Cordilleran Section - 116th Annual Meeting - 2020

Paper No. 2-2
Presentation Time: 8:25 AM

REGIONALLY EXTENSIVE 85-70 MA COOLING OF THE SOUTHERN SIERRA NEVADA AND NORTHWEST MOJAVE DESERT BATHOLITH: IMPLICATIONS FOR THE INITIATION OF SHALLOW SUBDUCTION


SHULAKER, Danielle Ziva1, GROVE, Marty2, VAN BUER, Nicholas J.3, JACOBSON, Carl E.4, NOURSE, Jonathan A.3 and LOVERA, Oscar M.5, (1)Department of Geological Sciences, Stanford University, Stanford, CA 94305; Geological Sciences and Engineering, University of Nevada, Reno, Reno, NV 89557, (2)Department of Geological Sciences, Stanford University, Stanford, CA 94305, (3)Department of Geological Sciences, California State Polytechnic University, Pomona, 3801 W Temple Ave, Pomona, CA 91768, (4)Department of Earth and Space Sciences, West Chester University of Pennsylvania, West Chester, PA 19383; Department of Geological and Atmospheric Sciences, Iowa State University, Ames, IA 50011, (5)Dept. of Earth, Planetary and Space Sciences, Univ. of California, Los Angeles, CA 90095-1567

Late Cretaceous shallow subduction extinguished mid-Cretaceous arc magmatism close to the California margin, refrigerated the batholith, and underplated its southern extent with trench-derived sediment (Rand Schist).
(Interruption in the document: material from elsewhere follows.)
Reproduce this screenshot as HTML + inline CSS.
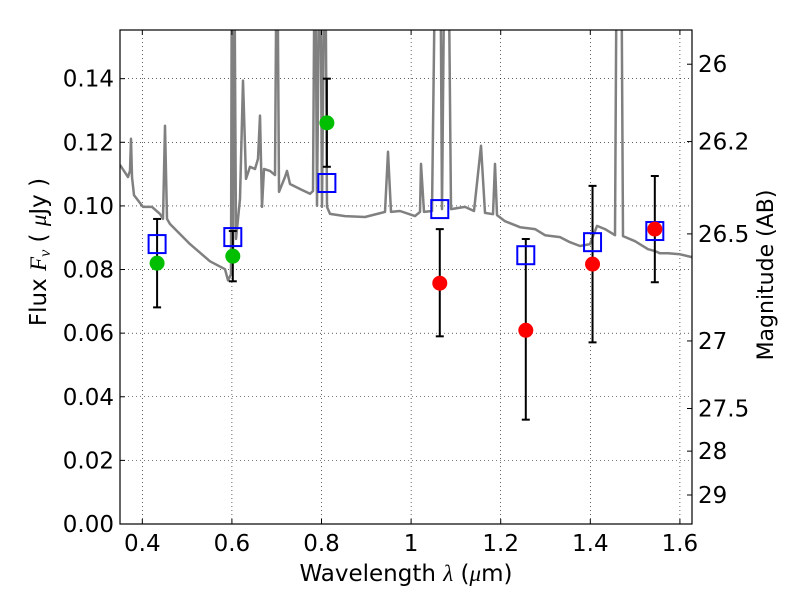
<!DOCTYPE html>
<html><head><meta charset="utf-8"><style>
body{margin:0;background:#fff;}
svg text{font-family:"DejaVu Sans","Liberation Sans",sans-serif;fill:#000;}
</style></head><body>
<svg id="chart" width="800" height="600" viewBox="0 0 800 600" xmlns="http://www.w3.org/2000/svg">
<rect width="800" height="600" fill="#fff"/>
<defs><clipPath id="clip"><rect x="120" y="30" width="572" height="494"/></clipPath></defs>
<g id="grid"></g>
<g id="series" clip-path="url(#clip)"></g>
<g id="marks"></g>
<rect x="120" y="30" width="572" height="494" fill="none" stroke="#000" stroke-width="1.2"/>
<g id="axes"></g>
<text x="406" y="581" font-size="23" text-anchor="middle">Wavelength  <tspan font-family="Liberation Serif" font-style="italic">λ</tspan> (<tspan font-family="Liberation Serif" font-style="italic">μ</tspan>m)</text>
<text transform="translate(46,252) rotate(-90)" font-size="23" text-anchor="middle">Flux  <tspan font-family="Liberation Serif" font-style="italic">F</tspan><tspan font-family="Liberation Serif" font-style="italic" font-size="16" dy="4">ν</tspan><tspan dy="-4">  (  </tspan><tspan font-family="Liberation Serif" font-style="italic">μ</tspan>Jy )</text>
<text transform="translate(773,275) rotate(-90)" font-size="22" text-anchor="middle">Magnitude (AB)</text>
</svg>
<script>
const specWl=[0.3502,0.3681,0.3725,0.3748,0.3770,0.3815,0.3949,0.4016,0.4217,0.4395,0.4462,0.4507,0.4552,0.4619,0.5065,0.5511,0.5846,0.5913,0.5980,0.6002,0.6025,0.6047,0.6092,0.6181,0.6248,0.6315,0.6404,0.6516,0.6583,0.6627,0.6672,0.6717,0.6851,0.6962,0.7007,0.7052,0.7186,0.7230,0.7297,0.7520,0.7744,0.7811,0.7855,0.7900,0.7967,0.8011,0.8078,0.8123,0.8190,0.8525,0.8971,0.9417,0.9484,0.9551,0.9752,1.0087,1.0199,1.0221,1.0288,1.0467,1.0556,1.0645,1.0690,1.0757,1.0824,1.0891,1.1203,1.1404,1.1561,1.1650,1.1829,1.1873,1.1918,1.2096,1.2431,1.2766,1.2989,1.3324,1.3547,1.3770,1.3994,1.4150,1.4328,1.4551,1.4596,1.4685,1.4730,1.4998,1.5288,1.5444,1.5556,1.5734,1.6002,1.6270];
const specFlux=[0.1129,0.1091,0.1110,0.1211,0.1091,0.1034,0.1009,0.0997,0.0997,0.0975,0.0959,0.1252,0.0959,0.0943,0.0880,0.0826,0.0801,0.0766,0.0785,0.2,0.0833,0.2,0.0896,0.1022,0.1394,0.1085,0.1123,0.1116,0.1148,0.1284,0.0997,0.1116,0.1110,0.1097,0.2,0.1044,0.1091,0.1110,0.1069,0.1053,0.1038,0.1047,0.2,0.1000,0.2,0.0997,0.2,0.0997,0.0975,0.0968,0.0965,0.0981,0.1170,0.0981,0.0984,0.0968,0.0981,0.1132,0.0981,0.0984,0.2,0.2,0.0990,0.2,0.2,0.0990,0.0997,0.0984,0.1189,0.0978,0.0974,0.1132,0.0971,0.0952,0.0933,0.0927,0.0908,0.0902,0.0886,0.0874,0.0880,0.0937,0.0927,0.0908,0.2,0.2,0.0905,0.0889,0.0864,0.0858,0.0851,0.0851,0.0848,0.0839];
const greenWl=[0.433,0.602,0.812];
const greenFlux=[0.0820,0.0842,0.1261];
const greenLo=[0.0681,0.0763,0.1123];
const greenHi=[0.0959,0.0921,0.1400];
const redWl=[1.064,1.256,1.405,1.544];
const redFlux=[0.0757,0.0609,0.0817,0.0927];
const redLo=[0.0590,0.0328,0.0571,0.0760];
const redHi=[0.0927,0.0896,0.1063,0.1094];
const modelWl=[0.433,0.602,0.812,1.064,1.256,1.405,1.544];
const modelFlux=[0.0880,0.0902,0.1072,0.0990,0.0845,0.0886,0.0921];
const xTicks=[0.4,0.6,0.8,1.0,1.2,1.4,1.6];
const xTickLabels=["0.4","0.6","0.8","1","1.2","1.4","1.6"];
const yTicks=[0,0.02,0.04,0.06,0.08,0.10,0.12,0.14];
const yTickLabels=["0.00","0.02","0.04","0.06","0.08","0.10","0.12","0.14"];
const magTicks=[26,26.2,26.5,27,27.5,28,29];
const magTickLabels=["26","26.2","26.5","27","27.5","28","29"];

const X0=120,X1=692,Y0=524,Y1=30,xmin=0.3502,xmax=1.6270,ymin=0,ymax=0.1553;
function xs(v){return X0+(v-xmin)/(xmax-xmin)*(X1-X0);}
function ys(v){return Y0-(v-ymin)/(ymax-ymin)*(Y0-Y1);}
function magToFlux(m){return Math.pow(10,(23.9-m)/2.5);}
const NS="http://www.w3.org/2000/svg";
function mk(parent,tag,attrs){const e=document.createElementNS(NS,tag);for(const k in attrs)e.setAttribute(k,attrs[k]);parent.appendChild(e);return e;}
const grid=document.getElementById('grid'),series=document.getElementById('series'),marks=document.getElementById('marks'),axes=document.getElementById('axes');

xTicks.forEach((t,i)=>{const x=xs(t);
 const g=mk(grid,'line',{x1:x,x2:x,y1:Y1,y2:Y0,stroke:'#000','stroke-width':0.6,'stroke-dasharray':'1,3'});
 
 
 mk(axes,'line',{x1:x,x2:x,y1:Y0,y2:Y0-5,stroke:'#000'});
 mk(axes,'line',{x1:x,x2:x,y1:Y1,y2:Y1+5,stroke:'#000'});
 const tx=mk(axes,'text',{x:x,y:Y0+27,'font-size':23,'text-anchor':'middle'});tx.textContent=xTickLabels[i];
 
 
});
yTicks.forEach((t,i)=>{const y=ys(t);
 const g=mk(grid,'line',{x1:X0,x2:X1,y1:y,y2:y,stroke:'#000','stroke-width':0.6,'stroke-dasharray':'1,3'});
 
 
 mk(axes,'line',{x1:X0,x2:X0+5,y1:y,y2:y,stroke:'#000'});
 const tx=mk(axes,'text',{x:X0-6,y:y+8,'font-size':23,'text-anchor':'end'});tx.textContent=yTickLabels[i];
 
 
});
magTicks.forEach((m,i)=>{const y=ys(magToFlux(m));
 mk(axes,'line',{x1:X1-5,x2:X1,y1:y,y2:y,stroke:'#000'});
 const tx=mk(axes,'text',{x:X1+6,y:y+8,'font-size':23,'text-anchor':'start'});tx.textContent=magTickLabels[i];
 
 
});

const pts=specWl.map((w,i)=>xs(w).toFixed(1)+','+ys(specFlux[i]).toFixed(1)).join(' ');
const sp=mk(series,'polyline',{points:pts,fill:'none',stroke:'#808080','stroke-width':2.5,'stroke-linejoin':'round'});



function errbar(w,lo,hi){const x=xs(w);
 const g=mk(marks,'g',{stroke:'#000','stroke-width':2});
 
 
 mk(g,'line',{x1:x,x2:x,y1:ys(lo),y2:ys(hi)});
 mk(g,'line',{x1:x-4,x2:x+4,y1:ys(lo),y2:ys(lo)});
 mk(g,'line',{x1:x-4,x2:x+4,y1:ys(hi),y2:ys(hi)});
}
greenWl.forEach((w,i)=>errbar(w,greenLo[i],greenHi[i]));
redWl.forEach((w,i)=>errbar(w,redLo[i],redHi[i]));
modelWl.forEach((w,i)=>{
 const r=mk(marks,'rect',{x:xs(w)-8.5,y:ys(modelFlux[i])-9,width:17,height:18,fill:'none',stroke:'#0000ff','stroke-width':2});
 
 
});
greenWl.forEach((w,i)=>{
 const c=mk(marks,'circle',{cx:xs(w),cy:ys(greenFlux[i]),r:7.5,fill:'#00bf00'});
 
 
});
redWl.forEach((w,i)=>{
 const c=mk(marks,'circle',{cx:xs(w),cy:ys(redFlux[i]),r:7.5,fill:'#ff0000'});
 
 
});
</script>
</body></html>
We have acquired a regionally extensive K-feldspar thermal history data set (n= 115) from the southern Sierra Nevada and western Mojave basement. Collectively, this extensive database of K-feldspar 40Ar/39Ar thermal histories constrains the magnitude and timing of Laramide subduction refrigeration over a > 18,000 km2 area. Modeled thermal histories document that the southwestern Sierra Nevada experienced rapid cooling from 85–80 Ma at rates that approached 70 °C/m.y. The southeastern Sierra Nevada/western Mojave cooled later (75–70 Ma) at maximum rates of 50 °C/m.y. Near-unimodal detrital K-feldspar 40Ar/39Ar total fusion age distributions and thermal histories measured from Eocene-Miocene forearc strata derived from the southern Sierra Nevada and broader Mojave region confirm subduction refrigeration extended into the shallow crust and affected a broad region of the Mojave Desert province. Exhumation of Rand Schist, exposed in the deepest structural depths throughout the region, was also diachronous. For example, deep-seated plutonic rocks and Rand Schist in the southwesternmost Sierra Nevada in the San Emigdio Mountains were rapidly exhumed between 90–80 Ma and reached the surface by the early Eocene. Alternatively, Rand Schist and upper plate granitoids exhumed along the Garlock fault up to 85 km east (i.e., Rand Mountains) cooled slowly throughout the early Cenozoic and persisted at mid-crustal depths (10–20 km) until 20 Ma. Exhumation of the schist in this easterly domain was accommodated by slip along the Rand detachment fault between 20 to 10 Ma. This extensional faulting appears to have been temporally and kinematically linked to initiation of the Garlock fault. Final exhumation during the Miocene was broadly related to Basin and Range extension and slab-window volcanism along the Garlock fault that collectively was triggered by northwestward migration of the Mendocino triple junction along the California margin.